Step 12 – In Article 6, enter the Full Name of the Incorporator on the first line. Then on the second line, enter the Building Number, Street, and Suite Number of the Incorporator’s Address. On the third line, report the Incorporator’s City and State on the first and second spaces (respectively). On the last line of this article, enter the Incorporator’s Country on the first blank space and the Incorporator’s Zip/Postal Code on the second blank space.
Step 13 – Article 7, or “Management,” will provide two choices in defining how this close corporation shall be operated. If this close corporation shall operate without a Board of Directors then check the first box. If this corporation shall operate with a Board of Directors check the second box and report the Name and Address of the Initial Director. If there is more than one Initial Director, check the box labeled “This corporation has more than (1) initial director and/or officers,” then draw up a full Roster containing the Full Name and Complete Address (Building Number/Street/Suite, City/State/Country/Zip Code) of each of these individuals.

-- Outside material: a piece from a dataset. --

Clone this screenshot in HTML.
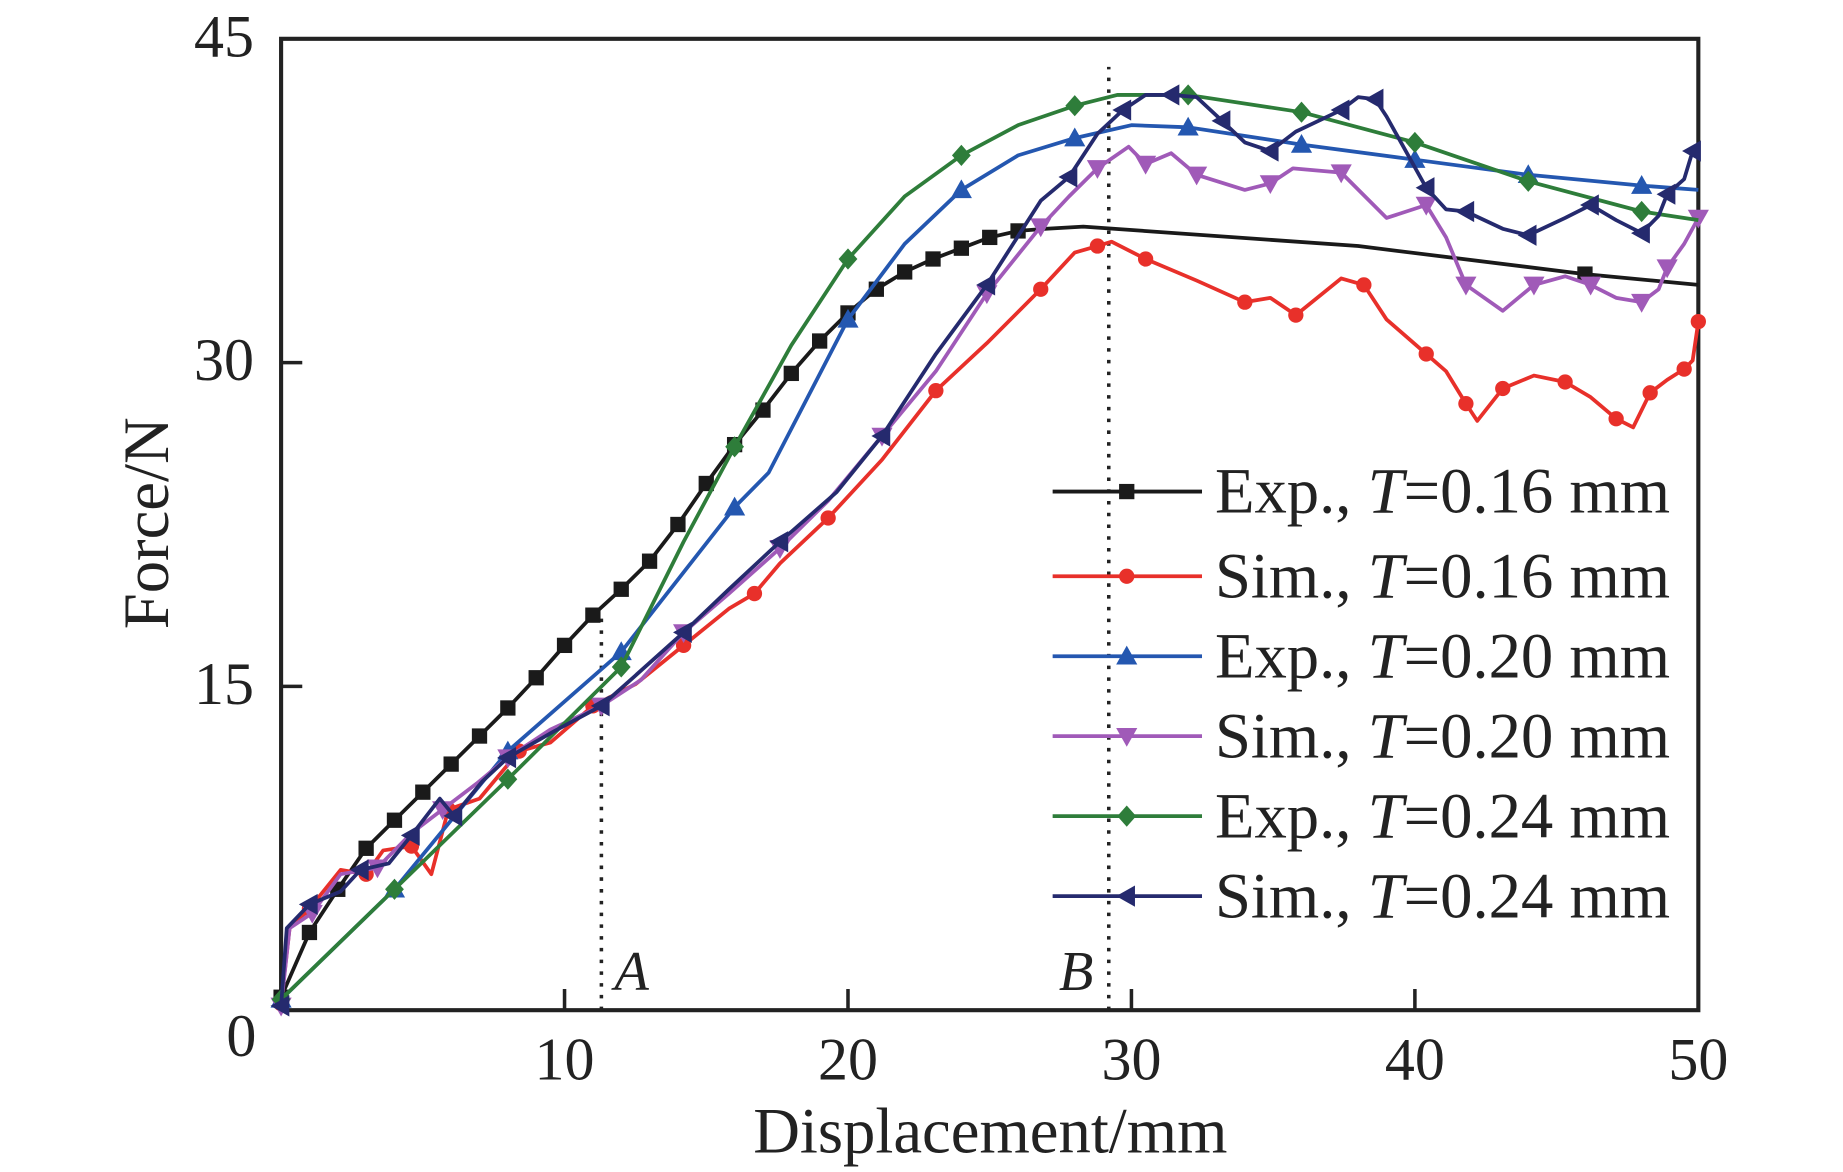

Step 14 – In Article 8, you may choose to report a Delayed Effective Date (when the close corporation officially incorporates) on the blank line provided. You may choose any Date up to 90 days after the receipt of these articles. If you leave this line blank, the articles will go into Effect as soon as they are successfully filed by the Vermont Secretary of State Corporations Division.
Step 15 – Next, the Incorporator of this close corporation must provide his or her Signature, on the line labeled “Signature of Incorporator,” then report the Date of Signing on the space labeled “Date.”
Step 16 – You may now submit the Vermont Articles of Incorporation Close Corporation to the Vermont Secretary of State Corporations Division by mail or in person. Make sure this is submitted in duplicate with at least one of the articles being the original, with a self addressed stamped envelope, a check or money order for $125.00 (payable to VT SOS), and any required paperwork for your entity type.